"""

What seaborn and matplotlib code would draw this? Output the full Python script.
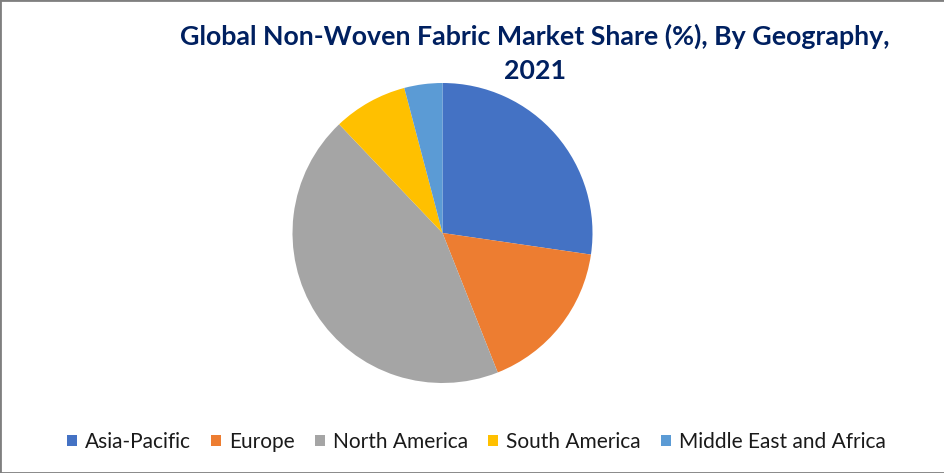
import matplotlib
matplotlib.use("Agg")
import matplotlib.pyplot as plt
from matplotlib.patches import Rectangle
import seaborn as sns

# values
regions = ["Asia-Pacific", "Europe", "North America", "South America", "Middle East and Africa"]
shares = [27.3, 16.7, 43.9, 8.0, 4.1]
colors = ["#4472C4", "#ED7D31", "#A5A5A5", "#FFC000", "#5B9BD5"]

sns.set_theme(style="white")
plt.rcParams['font.family'] = ['Lato', 'DejaVu Sans']

fig = plt.figure(figsize=(9.45, 4.73), dpi=100)
fig.add_artist(Rectangle((0, 0), 1, 1, transform=fig.transFigure, fill=False, edgecolor="#7F7F7F", linewidth=2))

# pie centre (442, 233), radius 150 px
ax = fig.add_axes([292.5 / 945, 1 - 383 / 473, 300 / 945, 300 / 473])
wedges, _ = ax.pie(shares, colors=colors, startangle=90, counterclock=False, radius=1,
                   wedgeprops={"linewidth": 0})
ax.set_xlim(-1, 1)
ax.set_ylim(-1, 1)

fig.text(535 / 945, 1 - 36 / 473, "Global Non-Woven Fabric Market Share (%), By Geography,",
         ha="center", va="center", fontsize=19.3, fontweight="bold", color="#002060")
fig.text(535 / 945, 1 - 71 / 473, "2021",
         ha="center", va="center", fontsize=19.3, fontweight="bold", color="#002060")

fig.legend(wedges, regions, ncol=5, loc="center", bbox_to_anchor=(476.5 / 945, 1 - 442 / 473),
           frameon=False, fontsize=15, handlelength=0.48, handleheight=0.48,
           handletextpad=0.4, columnspacing=0.95, labelcolor="#1A1A1A")

fig.savefig("out.png", dpi=100)
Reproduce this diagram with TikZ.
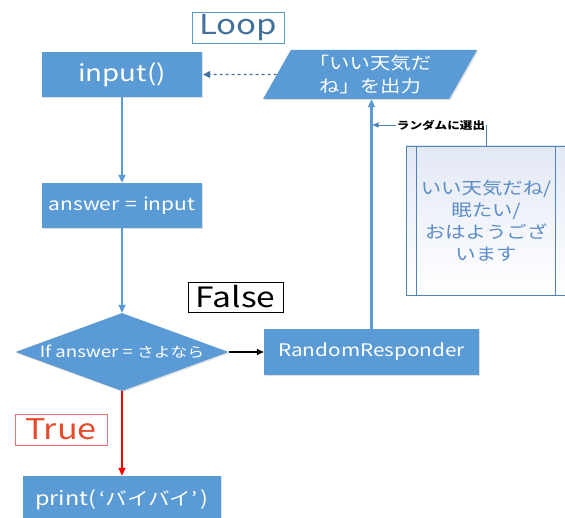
\documentclass[tikz,border=0pt]{standalone}
\usepackage{fontspec}
\setmainfont{Noto Sans CJK JP}[FakeStretch=1.2]
\usetikzlibrary{shapes.geometric,arrows.meta,shadows}
\definecolor{boxblue}{HTML}{5B9BD5}
\definecolor{darkblue}{HTML}{41719C}
\definecolor{looptext}{HTML}{41719C}
\definecolor{truered}{HTML}{E84A2C}
\definecolor{trueborder}{HTML}{F07070}
\definecolor{predef}{HTML}{4F81BD}
\definecolor{predeftext}{HTML}{5B8CC8}
\definecolor{predefshade}{HTML}{E2E8F4}
\newcommand{\fs}[1]{\fontsize{#1}{#1}\selectfont}
\tikzset{
  proc/.style={rectangle, fill=boxblue, text=white, inner sep=0pt,
    drop shadow={shadow xshift=1.2pt, shadow yshift=-1.2pt, opacity=0.25, fill=gray}},
  tag/.style={rectangle, draw, line width=0.8pt, inner sep=0pt},
  flow/.style={draw=boxblue, line width=2.2pt, -{Triangle[length=8pt,width=7pt]}},
}
\begin{document}
\begin{tikzpicture}[x=1pt,y=-1pt]
\useasboundingbox (0,0) rectangle (565,518);
% tags
\node[tag, draw=boxblue, text=looptext, minimum width=92, minimum height=31, font=\fs{27.5}] (loop) at (238,28) {Loop};
\node[tag, draw=black, text=black, minimum width=95, minimum height=30, font=\fs{28}] (false) at (235.5,297) {False};
\node[tag, draw=trueborder, text=truered, minimum width=92, minimum height=31, font=\fs{28.5}] (true) at (61,429.5) {True};
% process boxes
\node[proc, minimum width=160, minimum height=45, font=\fs{23}] (inp) at (122,74.5) {input()};
\node[proc, minimum width=160, minimum height=45, font=\fs{17.5}] (ans) at (122,205.5) {answer\,\,=\,\,input};
\node[diamond, fill=boxblue, inner sep=0pt, minimum width=213, minimum height=78,
  drop shadow={shadow xshift=1.2pt, shadow yshift=-1.2pt, opacity=0.25, fill=gray}] (dec) at (122,352) {};
\node[text=white, font=\fs{15.5}] (dectxt) at (dec.center) {If answer = {\fs{14}さよなら}};
\node[proc, minimum width=215, minimum height=46, font=\fs{17.3}] (rr) at (371.5,352) {RandomResponder};
\node[proc, minimum width=198, minimum height=48, font=\fs{19.5}] (prt) at (122,500) {print(\,{\fs{18}‘バイバイ’}\,)};
% parallelogram
\node[trapezium, trapezium left angle=61, trapezium right angle=119, trapezium stretches=true,
  fill=boxblue, text=white, inner sep=0pt, minimum width=214, minimum height=49, align=center,
  font=\fontsize{17}{23}\selectfont,
  drop shadow={shadow xshift=1.2pt, shadow yshift=-1.2pt, opacity=0.25, fill=gray}] (para) at (370,74.5) {「いい天気だ\\ね」を出力};
% predefined process box
\node[rectangle, draw=predef, line width=0.8pt, top color=predefshade, bottom color=white,
  minimum width=160, minimum height=149, inner sep=0pt, align=center, text=predeftext,
  font=\fontsize{17}{22}\selectfont] (words) at (486,220.5) {いい天気だね/\\眠たい/\\おはようござ\\います};
\draw[predef, line width=0.8pt] ([xshift=11pt]words.north west) -- ([xshift=11pt]words.south west);
\draw[predef, line width=0.8pt] ([xshift=-11pt]words.north east) -- ([xshift=-11pt]words.south east);
% selection label
\node[font=\fs{10.5}\bfseries, inner sep=1pt] (sel) at (441,125) {ランダムに選出};
\draw[predef, line width=0.8pt] (words.north) -- (words.north |- sel.east);
% connectors
\draw[flow] (inp) -- (ans);
\draw[flow] (ans) -- (dec);
\draw[draw=black, line width=1.5pt, -{Triangle[length=7pt,width=6pt]}] (dec.east) -- (rr.west);
\draw[draw=red, line width=2pt, -{Triangle[length=8pt,width=7pt]}] (dec.south) -- (prt.north);
\draw[flow] (rr.north) -- (rr.north |- para.south);
\draw[draw=darkblue, line width=1.2pt, dashed, -{Triangle[length=7pt,width=7pt]}] (para.west) -- ([xshift=1pt]inp.east);
\draw[draw=predef, line width=0.8pt, -{Triangle[length=6pt,width=5pt]}] (sel.west) -- ([xshift=1pt]sel.west -| rr.north);
\end{tikzpicture}
\end{document}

"""

DIRECTIONS: Give every record back exactly as it reads, with no images.

SOLUTION BELOW:
What seaborn and matplotlib code would draw this? Output the full Python script.
import matplotlib
matplotlib.use("Agg")
import matplotlib.pyplot as plt
from matplotlib.patches import Rectangle
import seaborn as sns

# values
regions = ["Asia-Pacific", "Europe", "North America", "South America", "Middle East and Africa"]
shares = [27.3, 16.7, 43.9, 8.0, 4.1]
colors = ["#4472C4", "#ED7D31", "#A5A5A5", "#FFC000", "#5B9BD5"]

sns.set_theme(style="white")
plt.rcParams['font.family'] = ['Lato', 'DejaVu Sans']

fig = plt.figure(figsize=(9.45, 4.73), dpi=100)
fig.add_artist(Rectangle((0, 0), 1, 1, transform=fig.transFigure, fill=False, edgecolor="#7F7F7F", linewidth=2))

# pie centre (442, 233), radius 150 px
ax = fig.add_axes([292.5 / 945, 1 - 383 / 473, 300 / 945, 300 / 473])
wedges, _ = ax.pie(shares, colors=colors, startangle=90, counterclock=False, radius=1,
                   wedgeprops={"linewidth": 0})
ax.set_xlim(-1, 1)
ax.set_ylim(-1, 1)

fig.text(535 / 945, 1 - 36 / 473, "Global Non-Woven Fabric Market Share (%), By Geography,",
         ha="center", va="center", fontsize=19.3, fontweight="bold", color="#002060")
fig.text(535 / 945, 1 - 71 / 473, "2021",
         ha="center", va="center", fontsize=19.3, fontweight="bold", color="#002060")

fig.legend(wedges, regions, ncol=5, loc="center", bbox_to_anchor=(476.5 / 945, 1 - 442 / 473),
           frameon=False, fontsize=15, handlelength=0.48, handleheight=0.48,
           handletextpad=0.4, columnspacing=0.95, labelcolor="#1A1A1A")

fig.savefig("out.png", dpi=100)
Reproduce this diagram with TikZ.
\documentclass[tikz,border=0pt]{standalone}
\usepackage{fontspec}
\setmainfont{Noto Sans CJK JP}[FakeStretch=1.2]
\usetikzlibrary{shapes.geometric,arrows.meta,shadows}
\definecolor{boxblue}{HTML}{5B9BD5}
\definecolor{darkblue}{HTML}{41719C}
\definecolor{looptext}{HTML}{41719C}
\definecolor{truered}{HTML}{E84A2C}
\definecolor{trueborder}{HTML}{F07070}
\definecolor{predef}{HTML}{4F81BD}
\definecolor{predeftext}{HTML}{5B8CC8}
\definecolor{predefshade}{HTML}{E2E8F4}
\newcommand{\fs}[1]{\fontsize{#1}{#1}\selectfont}
\tikzset{
  proc/.style={rectangle, fill=boxblue, text=white, inner sep=0pt,
    drop shadow={shadow xshift=1.2pt, shadow yshift=-1.2pt, opacity=0.25, fill=gray}},
  tag/.style={rectangle, draw, line width=0.8pt, inner sep=0pt},
  flow/.style={draw=boxblue, line width=2.2pt, -{Triangle[length=8pt,width=7pt]}},
}
\begin{document}
\begin{tikzpicture}[x=1pt,y=-1pt]
\useasboundingbox (0,0) rectangle (565,518);
% tags
\node[tag, draw=boxblue, text=looptext, minimum width=92, minimum height=31, font=\fs{27.5}] (loop) at (238,28) {Loop};
\node[tag, draw=black, text=black, minimum width=95, minimum height=30, font=\fs{28}] (false) at (235.5,297) {False};
\node[tag, draw=trueborder, text=truered, minimum width=92, minimum height=31, font=\fs{28.5}] (true) at (61,429.5) {True};
% process boxes
\node[proc, minimum width=160, minimum height=45, font=\fs{23}] (inp) at (122,74.5) {input()};
\node[proc, minimum width=160, minimum height=45, font=\fs{17.5}] (ans) at (122,205.5) {answer\,\,=\,\,input};
\node[diamond, fill=boxblue, inner sep=0pt, minimum width=213, minimum height=78,
  drop shadow={shadow xshift=1.2pt, shadow yshift=-1.2pt, opacity=0.25, fill=gray}] (dec) at (122,352) {};
\node[text=white, font=\fs{15.5}] (dectxt) at (dec.center) {If answer = {\fs{14}さよなら}};
\node[proc, minimum width=215, minimum height=46, font=\fs{17.3}] (rr) at (371.5,352) {RandomResponder};
\node[proc, minimum width=198, minimum height=48, font=\fs{19.5}] (prt) at (122,500) {print(\,{\fs{18}‘バイバイ’}\,)};
% parallelogram
\node[trapezium, trapezium left angle=61, trapezium right angle=119, trapezium stretches=true,
  fill=boxblue, text=white, inner sep=0pt, minimum width=214, minimum height=49, align=center,
  font=\fontsize{17}{23}\selectfont,
  drop shadow={shadow xshift=1.2pt, shadow yshift=-1.2pt, opacity=0.25, fill=gray}] (para) at (370,74.5) {「いい天気だ\\ね」を出力};
% predefined process box
\node[rectangle, draw=predef, line width=0.8pt, top color=predefshade, bottom color=white,
  minimum width=160, minimum height=149, inner sep=0pt, align=center, text=predeftext,
  font=\fontsize{17}{22}\selectfont] (words) at (486,220.5) {いい天気だね/\\眠たい/\\おはようござ\\います};
\draw[predef, line width=0.8pt] ([xshift=11pt]words.north west) -- ([xshift=11pt]words.south west);
\draw[predef, line width=0.8pt] ([xshift=-11pt]words.north east) -- ([xshift=-11pt]words.south east);
% selection label
\node[font=\fs{10.5}\bfseries, inner sep=1pt] (sel) at (441,125) {ランダムに選出};
\draw[predef, line width=0.8pt] (words.north) -- (words.north |- sel.east);
% connectors
\draw[flow] (inp) -- (ans);
\draw[flow] (ans) -- (dec);
\draw[draw=black, line width=1.5pt, -{Triangle[length=7pt,width=6pt]}] (dec.east) -- (rr.west);
\draw[draw=red, line width=2pt, -{Triangle[length=8pt,width=7pt]}] (dec.south) -- (prt.north);
\draw[flow] (rr.north) -- (rr.north |- para.south);
\draw[draw=darkblue, line width=1.2pt, dashed, -{Triangle[length=7pt,width=7pt]}] (para.west) -- ([xshift=1pt]inp.east);
\draw[draw=predef, line width=0.8pt, -{Triangle[length=6pt,width=5pt]}] (sel.west) -- ([xshift=1pt]sel.west -| rr.north);
\end{tikzpicture}
\end{document}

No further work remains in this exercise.